Requirement → Look through the listing below and report how many lines contain "pixels", as a bare number.

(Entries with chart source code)
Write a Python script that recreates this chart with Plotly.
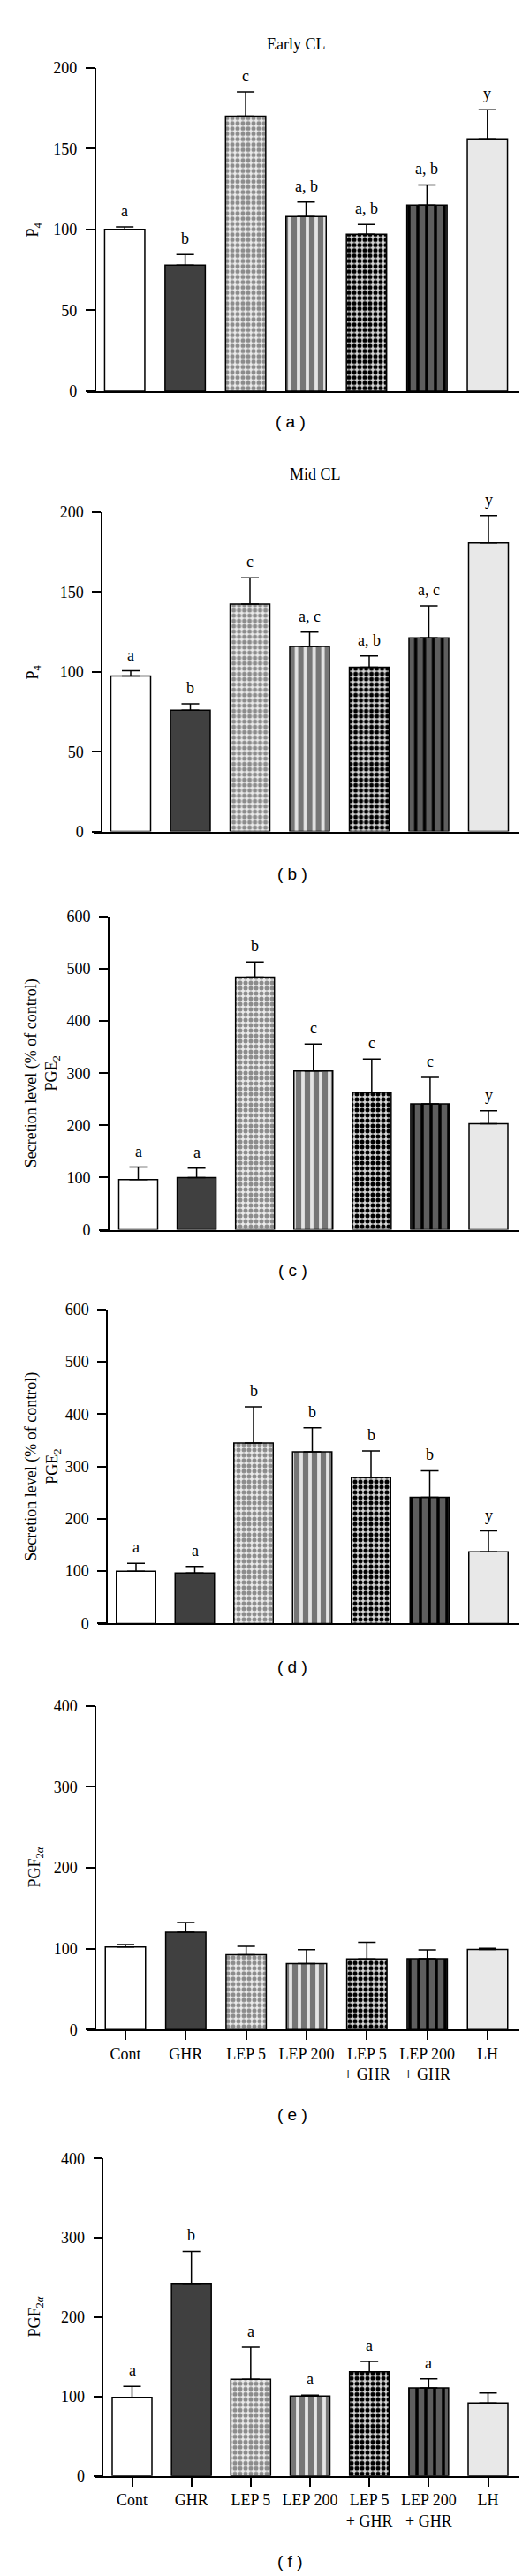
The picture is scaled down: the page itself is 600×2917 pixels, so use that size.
import plotly.graph_objects as go

# ---------------- data ----------------
groups = ["Cont", "GHR", "LEP 5", "LEP 200", "LEP 5<br>+ GHR", "LEP 200<br>+ GHR", "LH"]

a_mean = [100, 78, 170, 108, 97, 115, 156]
a_sem = [1.5, 6.5, 15, 9, 6, 12.5, 18]
a_let = ["a", "b", "c", "a, b", "a, b", "a, b", "y"]

b_mean = [97.4, 76, 142.5, 116, 103, 121.4, 180.8]
b_sem = [3.3, 4, 16.5, 9, 7, 20, 17.2]
b_let = ["a", "b", "c", "a, c", "a, b", "a, c", "y"]

c_mean = [96, 100, 484, 304, 263, 241, 203]
c_sem = [24, 18, 29, 52, 64, 51, 25]
c_let = ["a", "a", "b", "c", "c", "c", "y"]

d_mean = [100, 96.5, 345, 328, 279, 241, 137]
d_sem = [15, 12.5, 69, 46, 51, 51, 40]
d_let = ["a", "a", "b", "b", "b", "b", "y"]

e_mean = [102, 120.4, 92.6, 81.7, 87.2, 87.5, 99.1]
e_sem = [3, 12, 10.4, 17, 20.6, 11, 1.4]
e_let = ["", "", "", "", "", "", ""]

f_mean = [99, 242.5, 121.8, 100.8, 131.4, 111.1, 91.8]
f_sem = [14, 40.5, 40.5, 1.1, 13, 11.4, 12.7]
f_let = ["a", "b", "a", "a", "a", "a", ""]

# ---------------- styles ----------------
W, H = 600, 2917
SERIF = "Liberation Serif"
SANS = "Liberation Sans"

bar_color = ["#ffffff", "#404040", "#ececec", "#e4e4e4", "#d6d6d6", "#5e5e5e", "#e8e8e8"]
pat_shape = ["", "", ".", "|", ".", "|", ""]
pat_fg = ["#ffffff", "#404040", "#8c8c8c", "#767676", "#000000", "#000000", "#e8e8e8"]
pat_size = [6, 6, 6, 10, 6, 10, 6]
pat_sol = [0.3, 0.3, 0.55, 0.62, 0.55, 0.35, 0.3]

# panel geometry (pixels)
panels = [
    dict(mean=a_mean, sem=a_sem, let=a_let, L=90, YX=99.5, R=580, c1=133.2, c7=543.8, bw=45.5,
         top=59, bot=428, ymax=200, dt=50, ylab="P<sub>4</sub>", ylx=30.6,
         title="Early CL", tx=327, ty=32, plab="( a )", px=321, py=463, xt=False),
    dict(mean=b_mean, sem=b_sem, let=b_let, L=97.6, YX=107, R=580, c1=140, c7=545, bw=45,
         top=566, bot=930, ymax=200, dt=50, ylab="P<sub>4</sub>", ylx=30.6,
         title="Mid CL", tx=349, ty=523, plab="( b )", px=323, py=978, xt=False),
    dict(mean=c_mean, sem=c_sem, let=c_let, L=105, YX=114.8, R=580, c1=148.5, c7=545, bw=44,
         top=1027, bot=1384, ymax=600, dt=100,
         ylab="Secretion level (% of control)<br>PGE<sub>2</sub>", ylx=40,
         title=None, plab="( c )", px=323, py=1430, xt=False),
    dict(mean=d_mean, sem=d_sem, let=d_let, L=103, YX=113, R=580, c1=146, c7=545, bw=44.5,
         top=1475, bot=1833, ymax=600, dt=100,
         ylab="Secretion level (% of control)<br>PGE<sub>2</sub>", ylx=40,
         title=None, plab="( d )", px=323, py=1882, xt=False),
    dict(mean=e_mean, sem=e_sem, let=e_let, L=91, YX=100, R=580, c1=134, c7=544, bw=45.5,
         top=1927, bot=2296, ymax=400, dt=100, ylab="PGF<sub>2<i>α</i></sub>", ylx=32.5,
         title=None, plab="( e )", px=323, py=2393, xt=True),
    dict(mean=f_mean, sem=f_sem, let=f_let, L=99, YX=108.3, R=580, c1=141.5, c7=544.5, bw=45,
         top=2443, bot=2805, ymax=400, dt=100, ylab="PGF<sub>2<i>α</i></sub>", ylx=32.5,
         title=None, plab="( f )", px=320, py=2902, xt=True),
]

fig = go.Figure()
annotations = []
xs = list(range(len(groups)))

for i, p in enumerate(panels):
    n = i + 1
    xname = "x" if n == 1 else f"x{n}"
    yname = "y" if n == 1 else f"y{n}"
    s = (p["c7"] - p["c1"]) / 6.0
    for k in xs:
        pattern = dict(shape=pat_shape[k], fillmode="overlay")
        if pat_shape[k]:
            pattern.update(fgcolor=pat_fg[k], fgopacity=1, size=pat_size[k],
                           solidity=pat_sol[k])
        fig.add_trace(go.Bar(
            x=[k], y=[p["mean"][k]], xaxis=xname, yaxis=yname,
            width=p["bw"] / s,
            marker=dict(color=bar_color[k], line=dict(color="#000000", width=1.5),
                        pattern=pattern),
            error_y=dict(type="data", symmetric=False, array=[p["sem"][k]],
                         arrayminus=[0], color="#000000", thickness=1.5, width=10),
            hoverinfo="skip",
        ))
    xr = [(p["L"] - p["c1"]) / s, (p["R"] - p["c1"]) / s]
    xax = dict(domain=[p["L"] / W, p["R"] / W], range=xr, anchor=yname,
               showline=True, linecolor="#000000", linewidth=1.5, showgrid=False,
               zeroline=False, fixedrange=True)
    if p["xt"]:
        xax.update(tickmode="array", tickvals=xs, ticktext=groups, ticks="outside",
                   ticklen=10, tickwidth=1.5, tickcolor="#000000",
                   tickfont=dict(family=SERIF, size=18, color="#000000"))
    else:
        xax.update(showticklabels=False, ticks="")
    yax = dict(domain=[1 - p["bot"] / H, 1 - p["top"] / H], range=[0, p["ymax"]],
               anchor="free", position=p["YX"] / W, dtick=p["dt"], tick0=0,
               showline=True, linecolor="#000000", linewidth=1.5, showgrid=False,
               zeroline=False, ticks="outside", ticklen=10, tickwidth=1.5,
               tickcolor="#000000", ticklabelstandoff=6,
               tickfont=dict(family=SERIF, size=18, color="#000000"), fixedrange=True)
    fig.update_layout(**{("xaxis" if n == 1 else f"xaxis{n}"): xax,
                         ("yaxis" if n == 1 else f"yaxis{n}"): yax})

    for k, lt in enumerate(p["let"]):
        if lt:
            annotations.append(dict(x=k, y=p["mean"][k] + p["sem"][k], xref=xname, yref=yname,
                                    text=lt, showarrow=False, yanchor="middle", yshift=18,
                                    font=dict(family=SERIF, size=18, color="#000000")))
    annotations.append(dict(x=p["ylx"] / W, y=1 - (p["top"] + p["bot"]) / 2 / H,
                            xref="paper", yref="paper", text=p["ylab"], textangle=-90,
                            showarrow=False, xanchor="center", yanchor="middle",
                            font=dict(family=SERIF, size=18, color="#000000")))
    if p["title"]:
        annotations.append(dict(x=p["tx"] / W, y=1 - p["ty"] / H, xref="paper", yref="paper",
                                text=p["title"], showarrow=False, xanchor="center",
                                yanchor="middle",
                                font=dict(family=SERIF, size=18, color="#000000")))
    annotations.append(dict(x=p["px"] / W, y=1 - p["py"] / H, xref="paper", yref="paper",
                            text=p["plab"], showarrow=False, xanchor="center", yanchor="middle",
                            font=dict(family=SANS, size=19, color="#000000")))

fig.update_layout(width=W, height=H, margin=dict(l=0, r=0, t=0, b=0),
                  paper_bgcolor="#ffffff", plot_bgcolor="#ffffff", showlegend=False,
                  annotations=annotations, barmode="overlay")

fig.write_html("out.html")
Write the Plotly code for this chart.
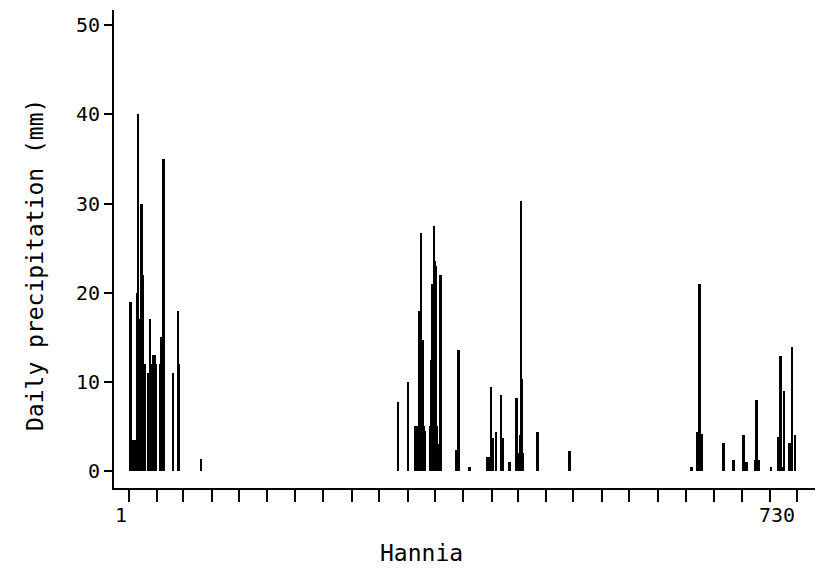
import plotly.graph_objects as go

# ---- data (day index, daily precipitation in mm) ----
days = [3, 4, 5, 6, 7, 8, 9, 10, 11, 12, 15, 16, 17, 18, 19, 22, 23, 24, 25, 26,
        27, 28, 29, 30, 31, 35, 36, 37, 38, 39, 49, 55, 56, 80,
        295, 306, 314, 315, 316, 317, 318, 319, 320, 321, 322, 323, 324,
        330, 331, 332, 333, 334, 335, 336, 337, 338, 339, 341,
        358, 359, 360, 361, 373, 392, 393, 394, 396, 397, 398, 402, 407, 408, 409,
        416, 417, 424, 425, 426, 427, 428, 429, 430, 431, 447, 482,
        615, 621, 624, 626, 650, 661, 672, 674, 675, 685, 686, 687, 688,
        702, 710, 712, 714, 716, 722, 725, 728]
precip = [19, 3.5, 3.5, 3.5, 3.5, 3.5, 3.5, 20, 40, 17, 30, 22, 12, 12, 12, 11, 11, 17, 6.5, 6,
          12, 13, 13, 12, 12, 12, 15, 12, 12, 35, 11, 18, 12, 1.3,
          7.7, 10, 5, 5, 4.5, 5, 18, 5, 26.7, 14.7, 14.7, 5, 4.5,
          5, 12.4, 21, 21, 27.5, 23.5, 23, 5, 3, 3, 22,
          2.4, 2.4, 2.4, 13.6, 0.5, 1.6, 1.6, 1.6, 9.4, 3.7, 3.7, 4.4, 8.5, 3.7, 3.7,
          1.0, 1.0, 8.2, 2, 2, 2, 4, 30.3, 10.3, 2, 4.4, 2.3,
          0.5, 4.4, 21, 4.1, 3.2, 1.2, 4.0, 1.0, 1.0, 1.2, 8.0, 1.2, 1.2,
          0.5, 3.8, 12.9, 0.5, 9.0, 3.1, 13.9, 4.0]

x_tickvals = [1, 32, 60, 91, 121, 152, 182, 213, 244, 274, 305, 335,
              366, 397, 425, 456, 486, 517, 547, 578, 609, 639, 670, 700, 730]
x_ticktext = ["1"] + [""] * 23 + ["730"]
y_tickvals = [0, 10, 20, 30, 40, 50]

FONT = "DejaVu Sans Mono"

fig = go.Figure()
fig.add_trace(go.Bar(
    x=days, y=precip, width=2.1,
    marker=dict(color="black", line=dict(width=0)),
    showlegend=False,
))

fig.update_layout(
    width=822, height=583,
    margin=dict(l=114, r=7, t=10, b=95),
    paper_bgcolor="white", plot_bgcolor="white",
    bargap=0,
    font=dict(family=FONT, color="black", size=20),
    xaxis=dict(
        range=[-15.4, 749.6],
        showgrid=False, zeroline=False,
        showline=True, linecolor="black", linewidth=2,
        ticks="outside", ticklen=12, tickwidth=2, tickcolor="black",
        tickvals=x_tickvals, ticktext=x_ticktext,
        ticklabelposition="outside left",
        ticklabelstandoff=8,
        tickfont=dict(family=FONT, size=20, color="black"),
    ),
    yaxis=dict(
        range=[-1.9, 51.7],
        showgrid=False, zeroline=False,
        showline=True, linecolor="black", linewidth=2,
        ticks="outside", ticklen=8, tickwidth=2, tickcolor="black",
        tickvals=y_tickvals,
        tickfont=dict(family=FONT, size=20, color="black"),
        ticklabelstandoff=0,
    ),
    annotations=[
        dict(text="Daily precipitation (mm)", textangle=-90,
             xref="paper", yref="paper", x=-0.1127, y=0.4665,
             xanchor="center", yanchor="middle", showarrow=False,
             font=dict(family=FONT, size=23, color="black")),
        dict(text="Hannia",
             xref="paper", yref="paper", x=0.438, y=-0.136,
             xanchor="center", yanchor="middle", showarrow=False,
             font=dict(family=FONT, size=23, color="black")),
    ],
)

fig.write_html("out.html")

Result below → 2